Como parte dessa estratégia, a China trouxe
Irã, Arábia Saudita, EAU e Egito para o Brics, contra a vontade de Brasil e
Índia. A guerra no Iêmen é um constrangimento para os EUA, fornecedores de
armas para Arábia Saudita e EAU. Ao assumir o governo, em 2021, Biden suspendeu
a venda de armas para os dois países, selada por seu antecessor, Donald Trump.
Isso levou à aproximação entre Arábia Saudita e China. Apesar de sua aliança
com o Irã, os chineses negociam a venda de armas à Arábia Saudita e ao Egito,
ambos adversários da teocracia xiita, e rivais entre si.

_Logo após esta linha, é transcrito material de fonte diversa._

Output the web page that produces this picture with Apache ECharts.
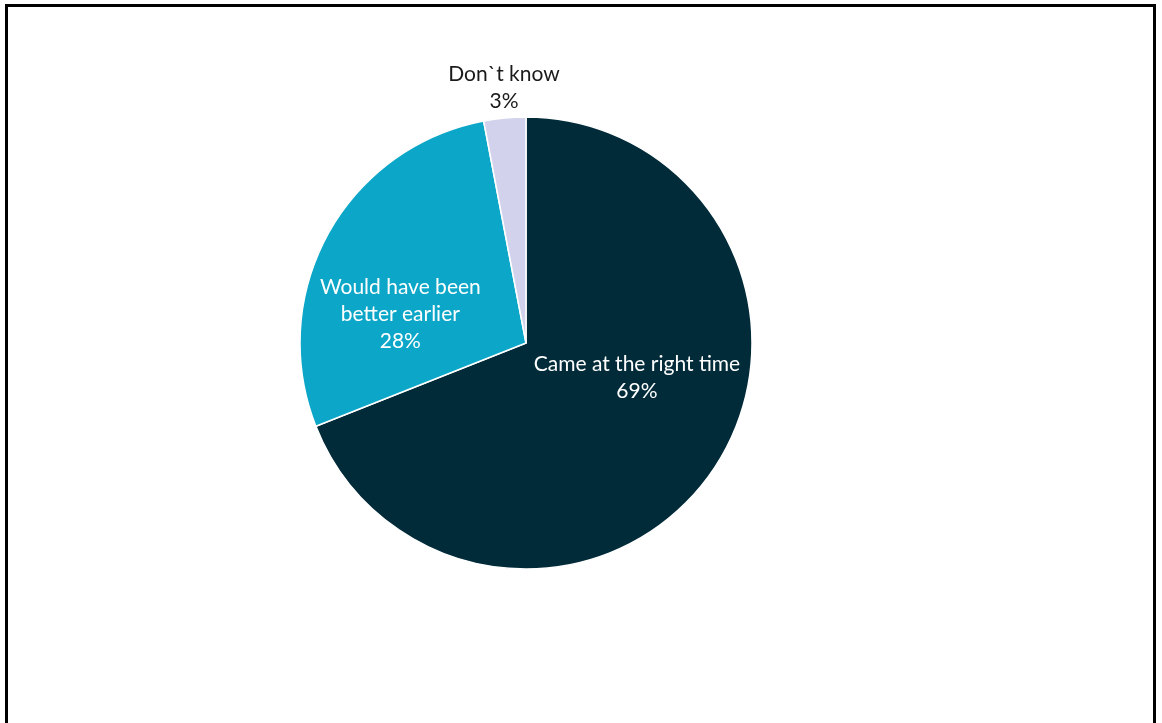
<!DOCTYPE html>
<html>
<head>
<meta charset="utf-8">
<script src="https://cdn.jsdelivr.net/npm/echarts@6/dist/echarts.min.js"></script>
<style>
  html, body { margin: 0; padding: 0; background: #ffffff; }
  #frame { position: absolute; left: 5px; top: 4px; width: 1151px; height: 740px; border: 3px solid #000; box-sizing: border-box; }
  #chart { position: absolute; left: 0; top: 0; width: 1162px; height: 723px; }
</style>
</head>
<body>
<div id="frame"></div>
<div id="chart"></div>
<script>
// Responses: was the information received at the right time?
const categories = ['Came at the right time', 'Would have been\nbetter earlier', 'Don`t know'];
const shares = [69, 28, 3];
const colors = ['#022B3A', '#0CA7C8', '#D2D2EC'];

// small nudges so the labels sit where the text reads best
const labelShift = [[15, -30], [-24, 27], [0, -22]];

const chart = echarts.init(document.getElementById('chart'), null, { renderer: 'canvas' });

chart.setOption({
  animation: false,
  series: [{
    type: 'pie',
    center: [526, 343],
    radius: 226,
    startAngle: 90,
    clockwise: true,
    avoidLabelOverlap: false,
    itemStyle: { borderColor: '#ffffff', borderWidth: 1.5 },
    label: {
      show: true,
      position: 'inside',
      formatter: '{b}\n{d}%',
      fontFamily: 'Lato',
      fontSize: 21,
      lineHeight: 27,
      color: '#ffffff',
      align: 'center'
    },
    labelLine: { show: false },
    labelLayout: function (p) {
      const s = labelShift[p.dataIndex];
      return { dx: s[0], dy: s[1], align: 'center' };
    },
    data: categories.map((name, i) => {
      const item = { name: name, value: shares[i], itemStyle: { color: colors[i] } };
      if (i === 2) {
        item.label = {
          position: 'outside',
          color: '#1a1a1a',
          distanceToLabelLine: 0
        };
        item.labelLine = { show: false, length: 8, length2: 0 };
      }
      return item;
    })
  }]
});
</script>
</body>
</html>
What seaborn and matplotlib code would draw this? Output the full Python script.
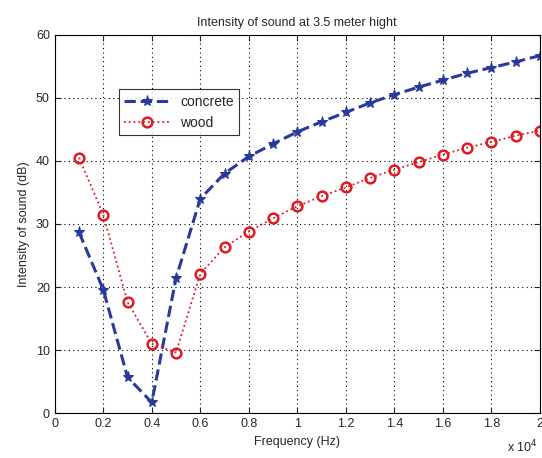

DIPLOMACIA. Desde o governo Trump, os EUA
realizam um pivô para o Oriente Médio, por meio dos Acordos de Abraão. EAU,
Bahrein, Marrocos e Sudão normalizaram relações com Israel. Agora seria a vez
dos sauditas. O ministro do Turismo de Israel, Haim Katz, visitou Riad no dia
26 de setembro, seguido pelo ministro da Comunicação, Shlomo Karhi, no dia 3 de
outubro.
Quatro dias depois, o Hamas lançou seus ataques, destinados a interromper esse processo. O acordo incluía concessões de Israel para a Autoridade Palestina na Cisjordânia, rival do Hamas. Como se vê, o Oriente Médio vive um momento de distensão, movido por interesses econômicos e geopolíticos. Essa dinâmica se mostra mais forte do que o trauma causado pelas atrocidades do Hamas e pela resposta brutal de Israel.